- **The request**
Set down all of the data that follows word for word, without the images.

- **Dataset section**
════════════════

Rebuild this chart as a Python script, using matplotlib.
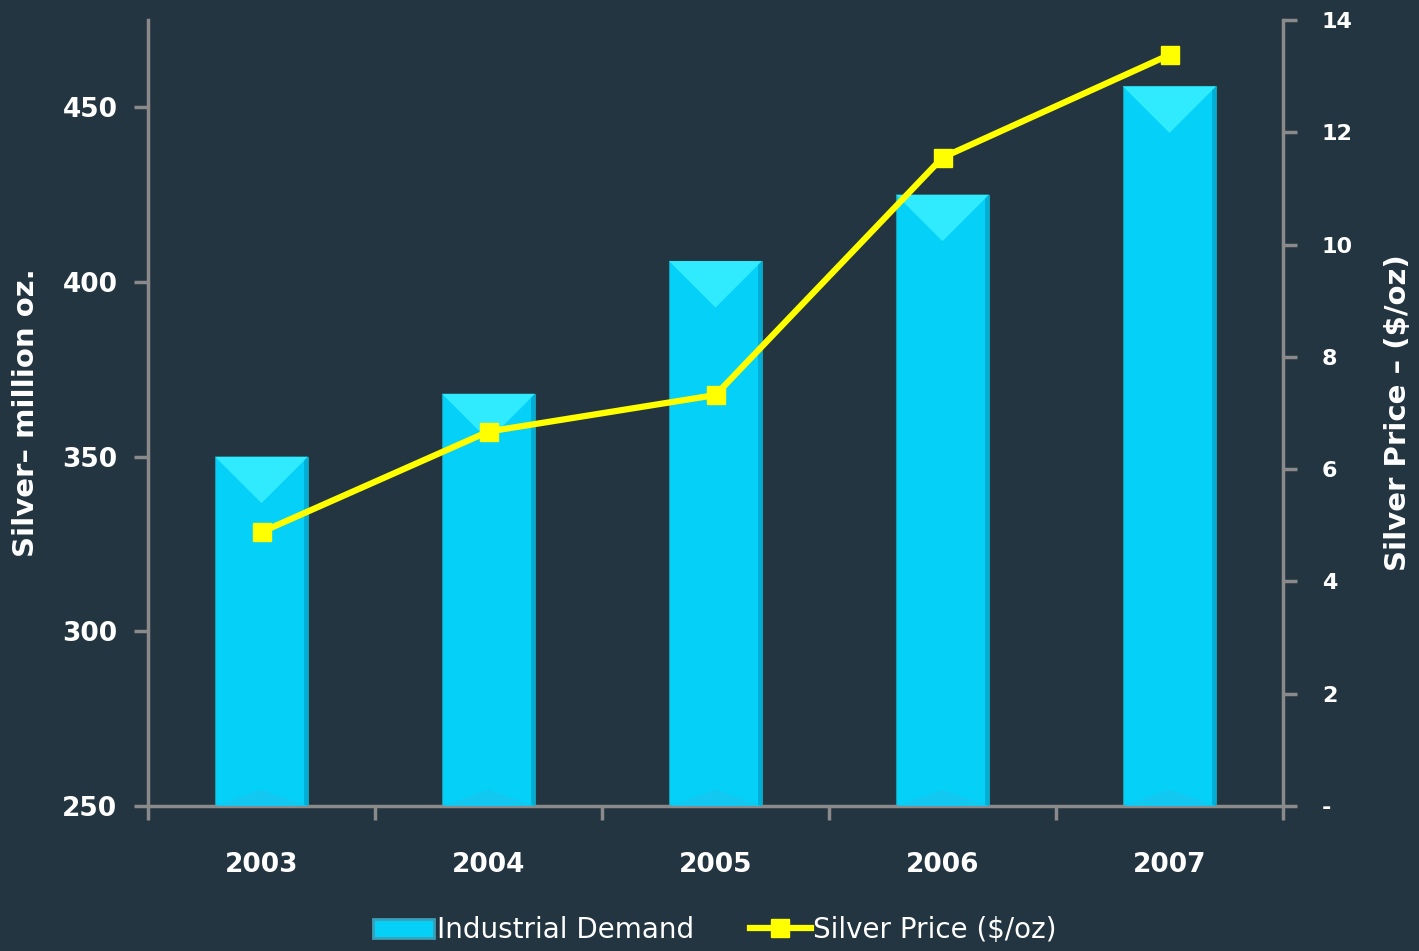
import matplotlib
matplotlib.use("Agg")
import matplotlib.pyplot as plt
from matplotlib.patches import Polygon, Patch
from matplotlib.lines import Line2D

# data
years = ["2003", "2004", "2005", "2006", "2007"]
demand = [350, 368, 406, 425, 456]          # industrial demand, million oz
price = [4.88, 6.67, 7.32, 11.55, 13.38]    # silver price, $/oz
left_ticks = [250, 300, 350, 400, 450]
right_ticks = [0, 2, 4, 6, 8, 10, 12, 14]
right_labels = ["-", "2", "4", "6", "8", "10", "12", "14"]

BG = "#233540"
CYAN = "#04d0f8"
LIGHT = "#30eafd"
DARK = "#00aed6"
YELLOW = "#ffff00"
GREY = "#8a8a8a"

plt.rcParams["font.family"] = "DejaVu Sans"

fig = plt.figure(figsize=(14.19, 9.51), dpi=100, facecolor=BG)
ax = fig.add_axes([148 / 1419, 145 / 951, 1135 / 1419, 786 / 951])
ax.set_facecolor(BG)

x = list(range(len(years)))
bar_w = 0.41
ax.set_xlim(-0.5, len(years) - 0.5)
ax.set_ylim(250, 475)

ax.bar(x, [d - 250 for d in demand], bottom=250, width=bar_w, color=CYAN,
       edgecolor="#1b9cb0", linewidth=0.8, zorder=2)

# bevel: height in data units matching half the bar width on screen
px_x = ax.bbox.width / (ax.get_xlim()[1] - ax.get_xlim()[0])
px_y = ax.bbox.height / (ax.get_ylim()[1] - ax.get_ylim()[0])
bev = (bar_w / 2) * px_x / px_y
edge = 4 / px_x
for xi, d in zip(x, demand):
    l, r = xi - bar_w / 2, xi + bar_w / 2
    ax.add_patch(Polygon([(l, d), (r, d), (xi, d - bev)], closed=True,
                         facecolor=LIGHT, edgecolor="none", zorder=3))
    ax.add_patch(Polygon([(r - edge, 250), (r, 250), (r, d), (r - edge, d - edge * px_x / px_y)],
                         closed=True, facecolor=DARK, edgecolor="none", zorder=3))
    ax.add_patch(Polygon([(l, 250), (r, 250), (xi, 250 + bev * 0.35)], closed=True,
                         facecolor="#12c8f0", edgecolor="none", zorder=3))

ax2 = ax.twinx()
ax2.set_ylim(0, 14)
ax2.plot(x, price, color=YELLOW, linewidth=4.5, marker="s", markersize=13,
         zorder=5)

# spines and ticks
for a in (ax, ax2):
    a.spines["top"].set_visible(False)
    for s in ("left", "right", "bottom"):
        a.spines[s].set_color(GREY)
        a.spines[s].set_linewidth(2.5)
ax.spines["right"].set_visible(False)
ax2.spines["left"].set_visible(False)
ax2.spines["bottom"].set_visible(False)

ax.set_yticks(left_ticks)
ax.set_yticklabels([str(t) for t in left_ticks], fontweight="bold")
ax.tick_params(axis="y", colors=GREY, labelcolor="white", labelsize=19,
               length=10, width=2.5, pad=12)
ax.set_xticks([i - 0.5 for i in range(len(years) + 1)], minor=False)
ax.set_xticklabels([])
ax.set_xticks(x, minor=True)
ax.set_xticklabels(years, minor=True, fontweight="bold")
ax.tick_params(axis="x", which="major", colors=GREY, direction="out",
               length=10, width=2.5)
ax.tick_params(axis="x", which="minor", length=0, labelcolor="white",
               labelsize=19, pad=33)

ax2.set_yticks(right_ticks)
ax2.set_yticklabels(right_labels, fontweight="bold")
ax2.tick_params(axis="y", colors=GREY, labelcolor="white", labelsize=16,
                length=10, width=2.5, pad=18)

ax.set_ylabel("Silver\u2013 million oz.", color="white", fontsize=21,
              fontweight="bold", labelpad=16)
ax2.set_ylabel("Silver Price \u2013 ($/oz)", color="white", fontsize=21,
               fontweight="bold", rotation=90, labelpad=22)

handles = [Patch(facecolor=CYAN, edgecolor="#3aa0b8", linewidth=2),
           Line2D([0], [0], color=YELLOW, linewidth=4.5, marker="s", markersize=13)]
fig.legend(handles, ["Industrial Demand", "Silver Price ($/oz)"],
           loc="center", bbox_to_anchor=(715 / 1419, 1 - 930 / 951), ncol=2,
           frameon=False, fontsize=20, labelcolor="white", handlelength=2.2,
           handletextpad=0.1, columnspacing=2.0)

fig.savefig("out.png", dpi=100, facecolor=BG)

════════════════

- **Task output**
Rebuild this chart as a Python script, using matplotlib.
import matplotlib
matplotlib.use("Agg")
import matplotlib.pyplot as plt
from matplotlib.patches import Polygon, Patch
from matplotlib.lines import Line2D

# data
years = ["2003", "2004", "2005", "2006", "2007"]
demand = [350, 368, 406, 425, 456]          # industrial demand, million oz
price = [4.88, 6.67, 7.32, 11.55, 13.38]    # silver price, $/oz
left_ticks = [250, 300, 350, 400, 450]
right_ticks = [0, 2, 4, 6, 8, 10, 12, 14]
right_labels = ["-", "2", "4", "6", "8", "10", "12", "14"]

BG = "#233540"
CYAN = "#04d0f8"
LIGHT = "#30eafd"
DARK = "#00aed6"
YELLOW = "#ffff00"
GREY = "#8a8a8a"

plt.rcParams["font.family"] = "DejaVu Sans"

fig = plt.figure(figsize=(14.19, 9.51), dpi=100, facecolor=BG)
ax = fig.add_axes([148 / 1419, 145 / 951, 1135 / 1419, 786 / 951])
ax.set_facecolor(BG)

x = list(range(len(years)))
bar_w = 0.41
ax.set_xlim(-0.5, len(years) - 0.5)
ax.set_ylim(250, 475)

ax.bar(x, [d - 250 for d in demand], bottom=250, width=bar_w, color=CYAN,
       edgecolor="#1b9cb0", linewidth=0.8, zorder=2)

# bevel: height in data units matching half the bar width on screen
px_x = ax.bbox.width / (ax.get_xlim()[1] - ax.get_xlim()[0])
px_y = ax.bbox.height / (ax.get_ylim()[1] - ax.get_ylim()[0])
bev = (bar_w / 2) * px_x / px_y
edge = 4 / px_x
for xi, d in zip(x, demand):
    l, r = xi - bar_w / 2, xi + bar_w / 2
    ax.add_patch(Polygon([(l, d), (r, d), (xi, d - bev)], closed=True,
                         facecolor=LIGHT, edgecolor="none", zorder=3))
    ax.add_patch(Polygon([(r - edge, 250), (r, 250), (r, d), (r - edge, d - edge * px_x / px_y)],
                         closed=True, facecolor=DARK, edgecolor="none", zorder=3))
    ax.add_patch(Polygon([(l, 250), (r, 250), (xi, 250 + bev * 0.35)], closed=True,
                         facecolor="#12c8f0", edgecolor="none", zorder=3))

ax2 = ax.twinx()
ax2.set_ylim(0, 14)
ax2.plot(x, price, color=YELLOW, linewidth=4.5, marker="s", markersize=13,
         zorder=5)

# spines and ticks
for a in (ax, ax2):
    a.spines["top"].set_visible(False)
    for s in ("left", "right", "bottom"):
        a.spines[s].set_color(GREY)
        a.spines[s].set_linewidth(2.5)
ax.spines["right"].set_visible(False)
ax2.spines["left"].set_visible(False)
ax2.spines["bottom"].set_visible(False)

ax.set_yticks(left_ticks)
ax.set_yticklabels([str(t) for t in left_ticks], fontweight="bold")
ax.tick_params(axis="y", colors=GREY, labelcolor="white", labelsize=19,
               length=10, width=2.5, pad=12)
ax.set_xticks([i - 0.5 for i in range(len(years) + 1)], minor=False)
ax.set_xticklabels([])
ax.set_xticks(x, minor=True)
ax.set_xticklabels(years, minor=True, fontweight="bold")
ax.tick_params(axis="x", which="major", colors=GREY, direction="out",
               length=10, width=2.5)
ax.tick_params(axis="x", which="minor", length=0, labelcolor="white",
               labelsize=19, pad=33)

ax2.set_yticks(right_ticks)
ax2.set_yticklabels(right_labels, fontweight="bold")
ax2.tick_params(axis="y", colors=GREY, labelcolor="white", labelsize=16,
                length=10, width=2.5, pad=18)

ax.set_ylabel("Silver\u2013 million oz.", color="white", fontsize=21,
              fontweight="bold", labelpad=16)
ax2.set_ylabel("Silver Price \u2013 ($/oz)", color="white", fontsize=21,
               fontweight="bold", rotation=90, labelpad=22)

handles = [Patch(facecolor=CYAN, edgecolor="#3aa0b8", linewidth=2),
           Line2D([0], [0], color=YELLOW, linewidth=4.5, marker="s", markersize=13)]
fig.legend(handles, ["Industrial Demand", "Silver Price ($/oz)"],
           loc="center", bbox_to_anchor=(715 / 1419, 1 - 930 / 951), ncol=2,
           frameon=False, fontsize=20, labelcolor="white", handlelength=2.2,
           handletextpad=0.1, columnspacing=2.0)

fig.savefig("out.png", dpi=100, facecolor=BG)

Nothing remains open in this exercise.